▸ **TO BE DONE**:
Take the lines beginning with the one that contains "Rebuild this chart" and ending with the one that contains "plt.rcParams['axes.labelcolor'] = 'black'", and set them down exactly. Omit all pictures.

▸ **PROVIDED DATA**:
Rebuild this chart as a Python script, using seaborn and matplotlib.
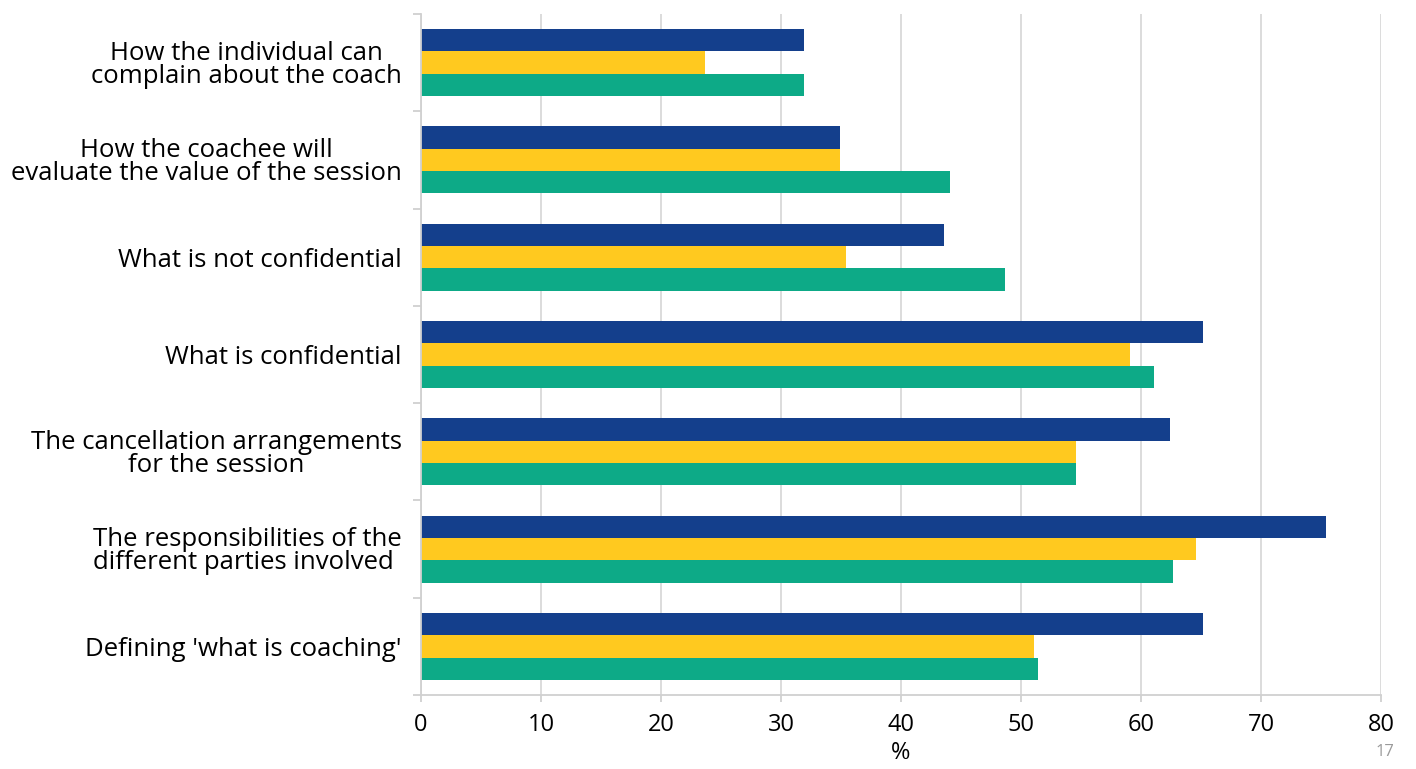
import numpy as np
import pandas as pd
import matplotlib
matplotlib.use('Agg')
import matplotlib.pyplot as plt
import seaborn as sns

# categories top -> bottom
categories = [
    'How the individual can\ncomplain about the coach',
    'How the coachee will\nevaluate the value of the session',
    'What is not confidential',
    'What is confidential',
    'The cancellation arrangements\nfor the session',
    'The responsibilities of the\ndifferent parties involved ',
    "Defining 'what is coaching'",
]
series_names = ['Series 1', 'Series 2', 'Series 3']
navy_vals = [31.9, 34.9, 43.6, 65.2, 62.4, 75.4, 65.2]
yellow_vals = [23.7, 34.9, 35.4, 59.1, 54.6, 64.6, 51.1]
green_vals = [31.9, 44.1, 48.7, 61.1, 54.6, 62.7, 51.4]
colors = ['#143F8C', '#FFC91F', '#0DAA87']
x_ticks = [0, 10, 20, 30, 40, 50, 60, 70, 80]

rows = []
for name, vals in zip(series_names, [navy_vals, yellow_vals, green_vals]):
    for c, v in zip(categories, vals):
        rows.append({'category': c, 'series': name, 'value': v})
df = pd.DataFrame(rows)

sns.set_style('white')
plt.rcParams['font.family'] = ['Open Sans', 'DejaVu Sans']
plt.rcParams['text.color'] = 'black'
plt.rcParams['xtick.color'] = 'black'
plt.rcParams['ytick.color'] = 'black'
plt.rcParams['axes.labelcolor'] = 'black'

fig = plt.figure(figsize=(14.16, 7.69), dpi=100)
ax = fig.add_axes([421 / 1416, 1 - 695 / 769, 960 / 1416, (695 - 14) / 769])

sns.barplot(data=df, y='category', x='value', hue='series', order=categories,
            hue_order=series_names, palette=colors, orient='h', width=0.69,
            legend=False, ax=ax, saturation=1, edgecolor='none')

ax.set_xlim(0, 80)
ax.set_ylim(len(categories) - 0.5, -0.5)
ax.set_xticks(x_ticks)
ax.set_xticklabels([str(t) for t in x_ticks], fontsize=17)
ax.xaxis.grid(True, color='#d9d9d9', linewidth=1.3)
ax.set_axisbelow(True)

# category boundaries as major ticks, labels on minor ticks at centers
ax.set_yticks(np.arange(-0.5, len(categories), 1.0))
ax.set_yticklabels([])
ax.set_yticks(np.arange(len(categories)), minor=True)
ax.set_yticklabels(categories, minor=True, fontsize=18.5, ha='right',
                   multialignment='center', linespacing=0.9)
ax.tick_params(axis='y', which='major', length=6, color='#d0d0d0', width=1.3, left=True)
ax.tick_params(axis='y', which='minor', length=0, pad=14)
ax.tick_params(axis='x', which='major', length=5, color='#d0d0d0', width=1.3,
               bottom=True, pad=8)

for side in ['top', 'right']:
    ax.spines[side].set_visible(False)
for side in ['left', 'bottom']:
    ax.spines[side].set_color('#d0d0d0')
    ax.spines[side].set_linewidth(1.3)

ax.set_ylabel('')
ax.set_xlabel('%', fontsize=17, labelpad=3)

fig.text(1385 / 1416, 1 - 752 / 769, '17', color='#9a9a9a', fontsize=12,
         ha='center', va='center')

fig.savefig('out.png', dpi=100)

...

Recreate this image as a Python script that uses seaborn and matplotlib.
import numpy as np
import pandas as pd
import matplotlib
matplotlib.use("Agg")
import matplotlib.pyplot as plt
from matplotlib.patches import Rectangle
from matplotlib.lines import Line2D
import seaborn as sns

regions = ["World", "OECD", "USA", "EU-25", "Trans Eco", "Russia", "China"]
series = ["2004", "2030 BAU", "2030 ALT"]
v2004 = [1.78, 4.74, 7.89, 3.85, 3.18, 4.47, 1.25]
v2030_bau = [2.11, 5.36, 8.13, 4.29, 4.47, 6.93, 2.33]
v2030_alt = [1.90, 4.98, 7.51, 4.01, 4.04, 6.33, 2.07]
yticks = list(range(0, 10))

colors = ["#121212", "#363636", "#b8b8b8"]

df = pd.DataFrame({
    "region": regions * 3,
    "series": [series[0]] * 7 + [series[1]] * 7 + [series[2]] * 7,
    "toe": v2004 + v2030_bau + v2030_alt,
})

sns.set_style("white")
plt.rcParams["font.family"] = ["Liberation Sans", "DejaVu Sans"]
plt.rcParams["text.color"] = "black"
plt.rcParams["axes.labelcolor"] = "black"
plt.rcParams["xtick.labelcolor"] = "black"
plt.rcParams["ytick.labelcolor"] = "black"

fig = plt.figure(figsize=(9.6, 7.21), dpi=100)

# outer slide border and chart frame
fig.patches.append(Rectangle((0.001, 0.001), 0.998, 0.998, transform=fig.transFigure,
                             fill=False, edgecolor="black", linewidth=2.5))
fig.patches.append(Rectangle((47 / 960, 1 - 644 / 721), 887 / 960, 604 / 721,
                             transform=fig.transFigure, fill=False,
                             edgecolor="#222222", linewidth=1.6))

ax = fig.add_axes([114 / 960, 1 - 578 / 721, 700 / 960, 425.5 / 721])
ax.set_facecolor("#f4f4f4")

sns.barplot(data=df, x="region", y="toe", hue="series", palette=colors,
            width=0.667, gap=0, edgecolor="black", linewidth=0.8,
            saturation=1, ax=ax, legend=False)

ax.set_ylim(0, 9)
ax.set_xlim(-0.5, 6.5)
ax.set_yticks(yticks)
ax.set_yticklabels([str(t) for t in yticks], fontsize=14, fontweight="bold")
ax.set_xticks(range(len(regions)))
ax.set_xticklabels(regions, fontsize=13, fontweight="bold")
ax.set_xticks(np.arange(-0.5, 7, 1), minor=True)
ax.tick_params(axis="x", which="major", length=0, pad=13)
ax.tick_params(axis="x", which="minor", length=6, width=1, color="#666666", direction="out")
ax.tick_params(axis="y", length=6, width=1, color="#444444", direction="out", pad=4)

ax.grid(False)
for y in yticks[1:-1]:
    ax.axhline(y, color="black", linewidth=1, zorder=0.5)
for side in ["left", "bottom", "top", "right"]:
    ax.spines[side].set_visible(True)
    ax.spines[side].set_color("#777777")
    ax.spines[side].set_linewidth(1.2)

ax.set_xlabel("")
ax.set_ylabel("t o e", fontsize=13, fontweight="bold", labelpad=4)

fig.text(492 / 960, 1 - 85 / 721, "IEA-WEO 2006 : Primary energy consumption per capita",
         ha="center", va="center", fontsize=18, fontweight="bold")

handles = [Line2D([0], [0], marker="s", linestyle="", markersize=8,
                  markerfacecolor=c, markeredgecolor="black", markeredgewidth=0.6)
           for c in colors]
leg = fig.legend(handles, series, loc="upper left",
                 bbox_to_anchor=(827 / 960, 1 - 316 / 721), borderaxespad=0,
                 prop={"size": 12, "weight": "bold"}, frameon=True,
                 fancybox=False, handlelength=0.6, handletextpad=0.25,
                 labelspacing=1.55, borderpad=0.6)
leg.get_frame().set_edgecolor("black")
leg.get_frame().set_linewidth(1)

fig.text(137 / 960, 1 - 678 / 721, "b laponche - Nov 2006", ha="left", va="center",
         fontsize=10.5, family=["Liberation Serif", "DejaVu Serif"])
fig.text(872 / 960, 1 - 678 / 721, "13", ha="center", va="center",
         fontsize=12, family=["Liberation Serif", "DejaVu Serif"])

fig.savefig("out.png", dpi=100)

▸ **WRITTEN ANSWER**:
Rebuild this chart as a Python script, using seaborn and matplotlib.
import numpy as np
import pandas as pd
import matplotlib
matplotlib.use('Agg')
import matplotlib.pyplot as plt
import seaborn as sns

# categories top -> bottom
categories = [
    'How the individual can\ncomplain about the coach',
    'How the coachee will\nevaluate the value of the session',
    'What is not confidential',
    'What is confidential',
    'The cancellation arrangements\nfor the session',
    'The responsibilities of the\ndifferent parties involved ',
    "Defining 'what is coaching'",
]
series_names = ['Series 1', 'Series 2', 'Series 3']
navy_vals = [31.9, 34.9, 43.6, 65.2, 62.4, 75.4, 65.2]
yellow_vals = [23.7, 34.9, 35.4, 59.1, 54.6, 64.6, 51.1]
green_vals = [31.9, 44.1, 48.7, 61.1, 54.6, 62.7, 51.4]
colors = ['#143F8C', '#FFC91F', '#0DAA87']
x_ticks = [0, 10, 20, 30, 40, 50, 60, 70, 80]

rows = []
for name, vals in zip(series_names, [navy_vals, yellow_vals, green_vals]):
    for c, v in zip(categories, vals):
        rows.append({'category': c, 'series': name, 'value': v})
df = pd.DataFrame(rows)

sns.set_style('white')
plt.rcParams['font.family'] = ['Open Sans', 'DejaVu Sans']
plt.rcParams['text.color'] = 'black'
plt.rcParams['xtick.color'] = 'black'
plt.rcParams['ytick.color'] = 'black'
plt.rcParams['axes.labelcolor'] = 'black'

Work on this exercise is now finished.